◆ **Aim**: Repeat exactly the lines from the line with "Convert this chart to matplotlib code." to the line with "plt.rcParams['font.family'] = ['Liberation", including both, and leave out any pictures.

Entries with chart source code:
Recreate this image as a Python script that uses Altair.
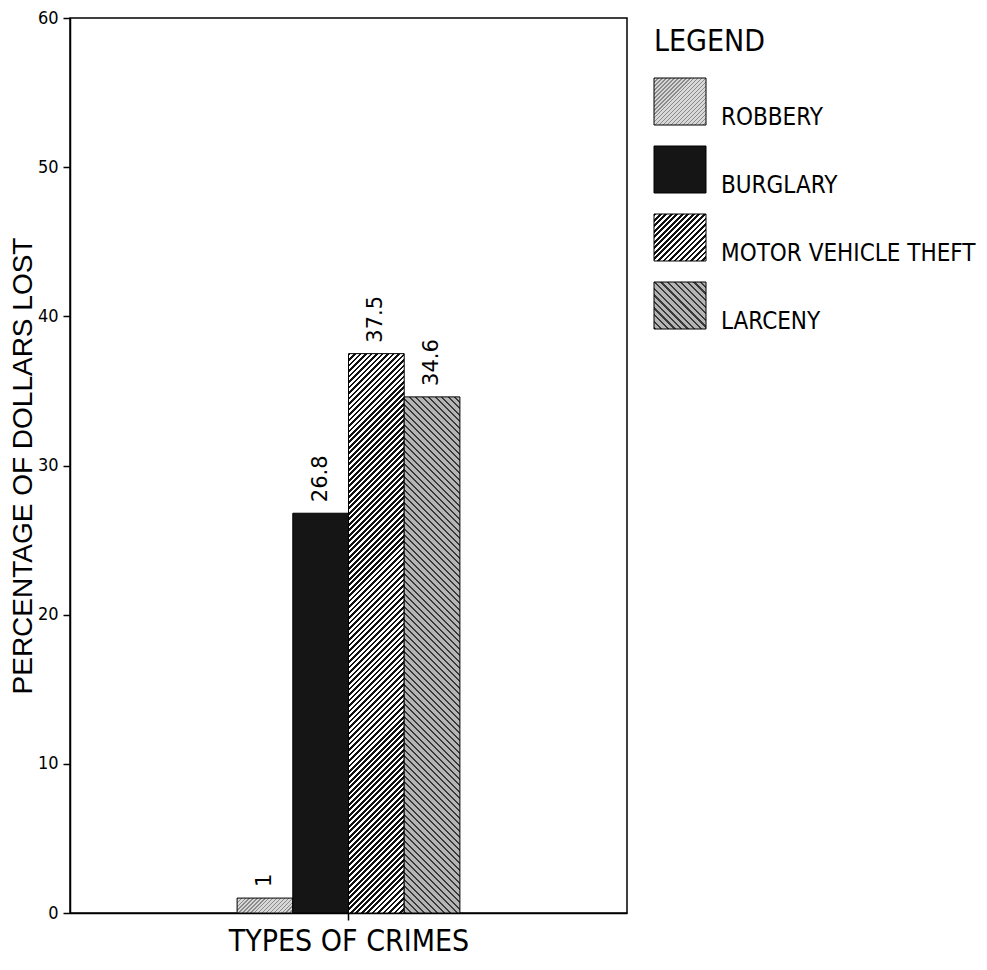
import altair as alt
import pandas as pd

# ---- data ----
crimes = ["ROBBERY", "BURGLARY", "MOTOR VEHICLE THEFT", "LARCENY"]
values = [1, 26.8, 37.5, 34.6]
y_ticks = [0, 10, 20, 30, 40, 50, 60]
group_name = "TYPES OF CRIMES"
y_title = "PERCENTAGE OF DOLLARS LOST"
legend_title = "LEGEND"

# ---- layout / style ----
W, H = 557, 895
Y_MAX = 60
PAD_OUTER = 0.75
BAR_W = W / (1 + 2 * PAD_OUTER) / len(crimes)
SW_W, SW_H, STEP = 52, 47, 68
LEG_H = 311
P_IN = (STEP - SW_H) / STEP
P_OUT = (LEG_H / STEP - (len(crimes) - P_IN)) / 2
NARROW = "Liberation Sans Narrow, Arial Narrow, DejaVu Sans Condensed, sans-serif"
SANS = "Liberation Sans, Arial, sans-serif"

styles = {
    "ROBBERY": dict(kind="/", c1="#8a8a8a", c2="#d8d8d8", period=4.0, frac=0.35),
    "BURGLARY": dict(kind="solid", c1="#151515"),
    "MOTOR VEHICLE THEFT": dict(kind="/", c1="#111111", c2="#ffffff", period=5.5, frac=0.5),
    "LARCENY": dict(kind="\\", c1="#3a3a3a", c2="#b5b5b5", period=6.5, frac=0.35),
}


def pattern(style, w, h):
    """Diagonal hatch fill built as a linear gradient with hard stops."""
    if style["kind"] == "solid":
        return style["c1"]
    c1, c2 = style["c1"], style["c2"]
    n = max(1, int(round((w + h) / style["period"])))
    stops = []
    for i in range(n):
        a = round(i / n, 5)
        b = round((i + style["frac"]) / n, 5)
        c = round((i + 1) / n, 5)
        stops += [
            {"offset": a, "color": c1},
            {"offset": b, "color": c1},
            {"offset": b, "color": c2},
            {"offset": c, "color": c2},
        ]
    k = (w + h) / (w * w + h * h)
    if style["kind"] == "/":
        x1, y1, x2, y2 = 0, 0, w * k, h * k
    else:
        x1, y1, x2, y2 = 0, 1, w * k, 1 - h * k
    return {"gradient": "linear", "x1": x1, "y1": y1, "x2": round(x2, 5),
            "y2": round(y2, 5), "stops": stops}


df = pd.DataFrame({
    "group": group_name,
    "crime": crimes,
    "value": values,
    "label": [f"{v:g}" for v in values],
})

x_enc = alt.X(
    "group:N",
    scale=alt.Scale(paddingInner=0, paddingOuter=PAD_OUTER),
    axis=alt.Axis(title=group_name, labels=False, ticks=True, tickSize=7,
                  titleFont=NARROW, titleFontSize=30, titleFontWeight="normal",
                  titlePadding=6, domainColor="black", tickColor="black",
                  domainWidth=1.5, tickWidth=1.5, titleColor="black"),
)
xo_enc = alt.XOffset("crime:N", scale=alt.Scale(domain=crimes, paddingInner=0, paddingOuter=0))
y_enc = alt.Y(
    "value:Q",
    scale=alt.Scale(domain=[0, Y_MAX], nice=False),
    axis=alt.Axis(values=y_ticks, title=y_title, grid=False, tickSize=7,
                  labelPadding=5, labelFont=NARROW, labelFontSize=18,
                  labelColor="black", titleFont=SANS, titleFontSize=28,
                  titleFontWeight="normal", titlePadding=0, titleColor="black",
                  domainColor="black", tickColor="black", domainWidth=1.5,
                  tickWidth=1.5),
)

base = alt.Chart(df)
bar_layers = [
    base.transform_filter(alt.datum.crime == c)
    .mark_bar(fill=pattern(styles[c], BAR_W, v * H / Y_MAX), stroke="black", strokeWidth=1)
    .encode(x=x_enc, xOffset=xo_enc, y=y_enc)
    for c, v in zip(crimes, values)
]
value_labels = base.mark_text(
    angle=270, align="left", baseline="middle", dx=11,
    font="DejaVu Sans", fontSize=21, color="black",
).encode(x=x_enc, xOffset=xo_enc, y=y_enc, text="label:N")

main = alt.layer(*bar_layers, value_labels).properties(
    width=W, height=H,
    view=alt.ViewBackground(stroke="black", strokeWidth=1.5),
)

# ---- legend panel ----
ldf = pd.DataFrame({"crime": crimes})
ly = alt.Y("crime:N", scale=alt.Scale(domain=crimes, paddingInner=P_IN,
                                      paddingOuter=P_OUT, align=1), axis=None)
swatches = [
    alt.Chart(ldf).transform_filter(alt.datum.crime == c)
    .mark_rect(fill=pattern(styles[c], SW_W, SW_H), stroke="black", strokeWidth=1)
    .encode(y=ly, x=alt.value(0), x2=alt.value(SW_W))
    for c in crimes
]
legend_text = alt.Chart(ldf).mark_text(
    align="left", baseline="alphabetic", dy=SW_H / 2, font=NARROW, fontSize=24, color="black"
).encode(y=ly, x=alt.value(67), text="crime:N")
legend_head = alt.Chart(pd.DataFrame({"t": [legend_title]})).mark_text(
    align="left", baseline="alphabetic", font=NARROW, fontSize=30, color="black"
).encode(x=alt.value(0), y=alt.value(33), text="t:N")

legend = alt.layer(*swatches, legend_text, legend_head).properties(
    width=300, height=LEG_H,
    view=alt.ViewBackground(stroke="transparent"),
)

chart = alt.hconcat(main, legend, spacing=25).properties(
    padding={"left": 0, "top": 0, "right": 0, "bottom": 0},
    background="white",
)

chart.save("out.html", embed_options={"renderer": "svg", "actions": False})
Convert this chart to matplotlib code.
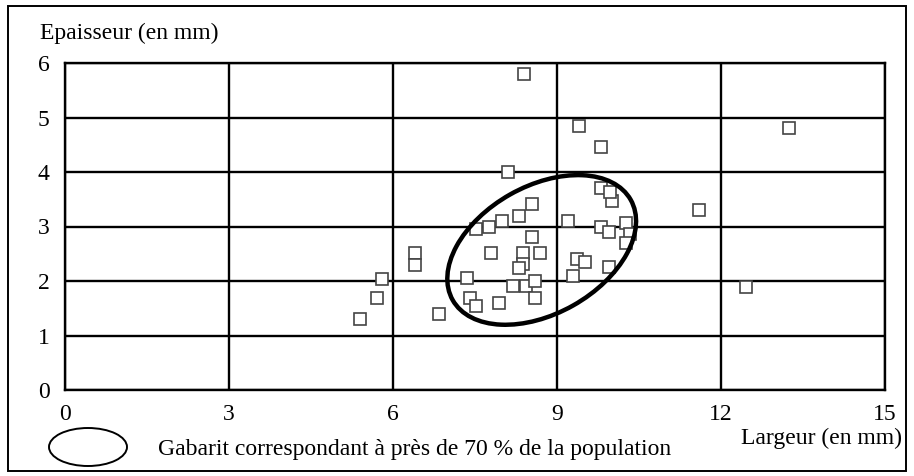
import matplotlib
matplotlib.use("Agg")
import matplotlib.pyplot as plt
from matplotlib.patches import Ellipse, Rectangle

plt.rcParams['font.family'] = ['Liberation Serif', 'DejaVu Serif']

# largeur (mm) / epaisseur (mm)
largeur = [8.40, 9.40, 9.80, 8.10, 13.25, 11.60, 12.45,
           8.55, 8.30, 8.00, 7.76, 7.51, 8.55, 7.80, 8.38, 8.69,
           8.38, 8.30, 7.35, 8.20, 8.43, 8.60, 8.60, 7.40, 7.51, 7.94, 6.85,
           5.40, 5.70, 5.80, 6.40, 6.40,
           9.21, 9.80, 9.96, 10.27, 10.33, 10.27, 9.36, 9.51, 9.95, 9.30,
           10.00, 9.80, 9.97]
epaisseur = [5.80, 4.85, 4.45, 4.00, 4.80, 3.30, 1.89,
             3.41, 3.20, 3.10, 3.00, 2.95, 2.80, 2.51, 2.51, 2.51,
             2.32, 2.23, 2.05, 1.90, 1.90, 2.00, 1.69, 1.69, 1.54, 1.60, 1.39,
             1.30, 1.69, 2.04, 2.51, 2.29,
             3.10, 3.00, 2.89, 3.06, 2.87, 2.69, 2.40, 2.35, 2.26, 2.10,
             3.46, 3.70, 3.64]

# gabarit (~70 % of the population)
gab_centre = (8.72, 2.57)
gab_width, gab_height, gab_angle = 3.74, 2.34, 29.5

xticks = [0, 3, 6, 9, 12, 15]
yticks = [0, 1, 2, 3, 4, 5, 6]

fig = plt.figure(figsize=(9.14, 4.76), dpi=100)
ax = fig.add_axes([65/914, 86/476, 820/914, 327/476])

ax.plot(largeur, epaisseur, 's', ms=9, mfc='white', mec='#444444', mew=1.2,
        zorder=3)
ax.add_patch(Ellipse(gab_centre, gab_width, gab_height, angle=gab_angle,
                     fill=False, ec='black', lw=3.2, zorder=4))

ax.set_xlim(0, 15)
ax.set_ylim(0, 6)
ax.set_xticks(xticks)
ax.set_yticks(yticks)
ax.grid(True, color='black', lw=1.7)
ax.set_axisbelow(True)
ax.tick_params(length=0, labelsize=17)
ax.tick_params(axis='x', pad=10)
ax.tick_params(axis='y', pad=11)
for s in ax.spines.values():
    s.set_linewidth(1.7)

fig.text(40/914, 1 - 33/476, "Epaisseur (en mm)", fontsize=17, va='center')
fig.text(902/914, 1 - 438/476, "Largeur (en mm)", fontsize=17,
         va='center', ha='right')

# legend
fig.patches.append(Ellipse((88/914, 1 - 447/476), 78/914, 38/476,
                           transform=fig.transFigure, fill=False,
                           ec='black', lw=1.4))
fig.text(158/914, 1 - 450/476,
         "Gabarit correspondant à près de 70 % de la population",
         fontsize=17, va='center')

# outer frame
fig.patches.append(Rectangle((8/914, 5/476), 898/914, 465/476,
                             transform=fig.transFigure, fill=False,
                             ec='black', lw=1.4))

fig.savefig("out.png", dpi=100)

◆ **Complete answer**:
Convert this chart to matplotlib code.
import matplotlib
matplotlib.use("Agg")
import matplotlib.pyplot as plt
from matplotlib.patches import Ellipse, Rectangle

plt.rcParams['font.family'] = ['Liberation Serif', 'DejaVu Serif']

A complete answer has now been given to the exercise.